CUBA'S church is so poor that several foreign churches
have been taking up special collections to help it finance the pope's
visit. Chile's church donated $30,000 and a large supply of rosaries,
stamps and Bibles. Panama's churches are passing the plate a second time
for Cuba. And Spanish Catholics donated the chalice, ciborium, paten and
chasuble that John Paul will use in his Mass Saturday in Santiago de
Cuba.
ONE PAPAL JOKE making the rounds in Havana:
John Paul and Fidel Castro take a stroll down Havana's seaside Malecon,
and a gust of wind casts the pope's hat into the ocean. Castro goes to
fetch it -- and walks on the water.
The next days's headline in Granma, the official Communist Party
newspaper, reads Fidel is God. The Vatican's Osservatore Romano headlines
its story The pope makes Fidel walk on water. And The Miami Herald: Fidel
can't swim.
CUBA HAS DENIED a papal coverage visa to Cesar Romero
Jacobo, a journalist with the Mexican newspaper Reforma who wrote at
length about the presence in Cuba of a wanted Mexican drug lord, Amado
Carrillo Fuentes, reputed head of the Juarez drug cartel.

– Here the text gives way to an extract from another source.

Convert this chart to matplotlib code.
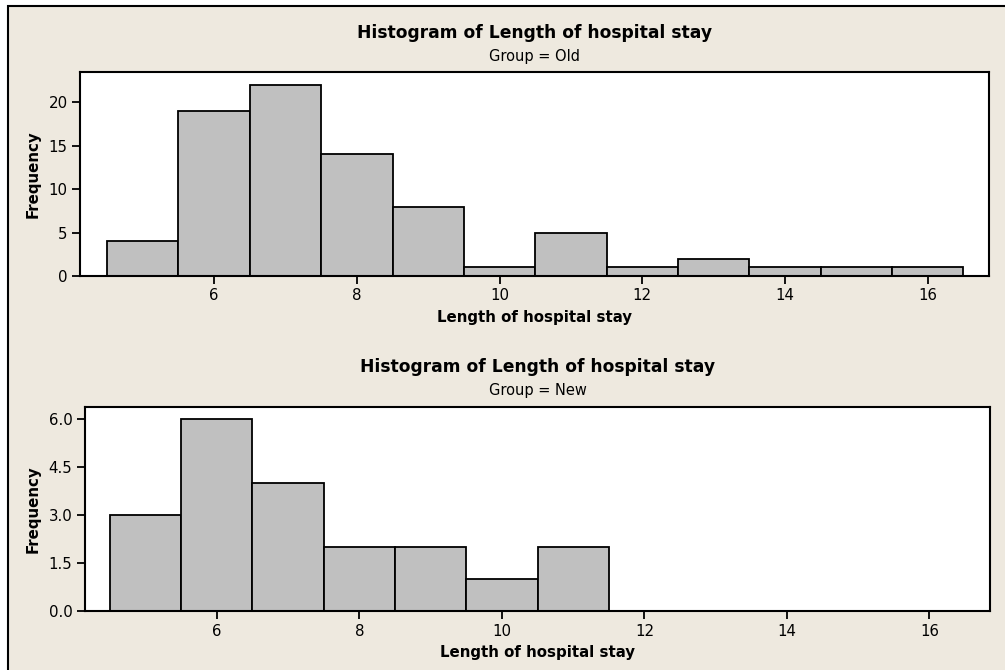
import numpy as np
import matplotlib.pyplot as plt
from matplotlib.patches import Rectangle

# length of stay bins (days) and counts per group
stay_bins = [5, 6, 7, 8, 9, 10, 11, 12, 13, 14, 15, 16]
old_counts = [4, 19, 22, 14, 8, 1, 5, 1, 2, 1, 1, 1]
new_counts = [3, 6, 4, 2, 2, 1, 2, 0, 0, 0, 0, 0]
x_ticks = [6, 8, 10, 12, 14, 16]
old_yticks = [0, 5, 10, 15, 20]
new_yticks = [0.0, 1.5, 3.0, 4.5, 6.0]

bg = '#EEE9DF'
bar_col = '#C0C0C0'
W, H = 1005, 670

fig = plt.figure(figsize=(W / 100, H / 100), dpi=100)
fig.patch.set_facecolor('white')
# beige panel with black border (only left/top visible)
fig.patches.append(Rectangle((8 / W, -0.2), 1.2, 1.2 - 6 / H, transform=fig.transFigure,
                             facecolor=bg, edgecolor='black', linewidth=1.5, zorder=-1))


def panel(rect, counts, yticks, ylim, xlim, fmt, group, title_y, sub_y, xl_y):
    l, t, r, b = rect
    ax = fig.add_axes([l / W, 1 - b / H, (r - l) / W, (b - t) / H])
    ax.bar(stay_bins, counts, width=1.0, color=bar_col, edgecolor='black', linewidth=1.3)
    ax.set_xlim(*xlim)
    ax.set_ylim(*ylim)
    ax.set_xticks(x_ticks)
    ax.set_yticks(yticks)
    ax.set_yticklabels([fmt.format(v) for v in yticks])
    ax.tick_params(labelsize=10.8, length=6, width=1.3, color='black', pad=3, direction='out')
    for s in ax.spines.values():
        s.set_linewidth(1.5)
    fig.text(33 / W, 1 - (t + b) / 2 / H, 'Frequency', rotation=90, ha='center', va='center',
             fontsize=10.8, fontweight='bold')
    cx = (l + r) / 2 / W
    fig.text(cx, 1 - title_y / H, 'Histogram of Length of hospital stay', ha='center', va='center',
             fontsize=12.3, fontweight='bold')
    fig.text(cx, 1 - sub_y / H, 'Group = ' + group, ha='center', va='center', fontsize=10.5)
    fig.text(cx, 1 - xl_y / H, 'Length of hospital stay', ha='center', va='center',
             fontsize=10.8, fontweight='bold')
    return ax


panel((80, 72, 989, 276), old_counts, old_yticks, (0, 23.5), (4.12, 16.86), '{:.0f}',
      'Old', 33, 57, 317)
panel((85, 407, 990, 611), new_counts, new_yticks, (0, 6.375), (4.15, 16.85), '{:.1f}',
      'New', 367, 391, 652)

fig.savefig('out.png', dpi=100, facecolor=fig.get_facecolor())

CUBA'S POST OFFICE is issuing three special stamps for
the papal visit. One shows John Paul welcoming Castro in the Vatican in
1996, another shows the Havana Cathedral and the third shows the shrine to
Our Lady of Charity in the eastern town of El Cobre.
SPAIN'S government-owned RadioTelevision has opened a
permanent news bureau in Havana in time for John Paul's visit. Editors
said the correspondent would be Vicenc Sanclement, a veteran journalist
from the northeastern Catalonia region.
THE PRESS CENTER for the pope's visit will be at the
Habana Libre-Tryp, a hotel in downtown Havana once a favorite of U.S.
tourists when it was the Havana Hilton in pre-Castro days.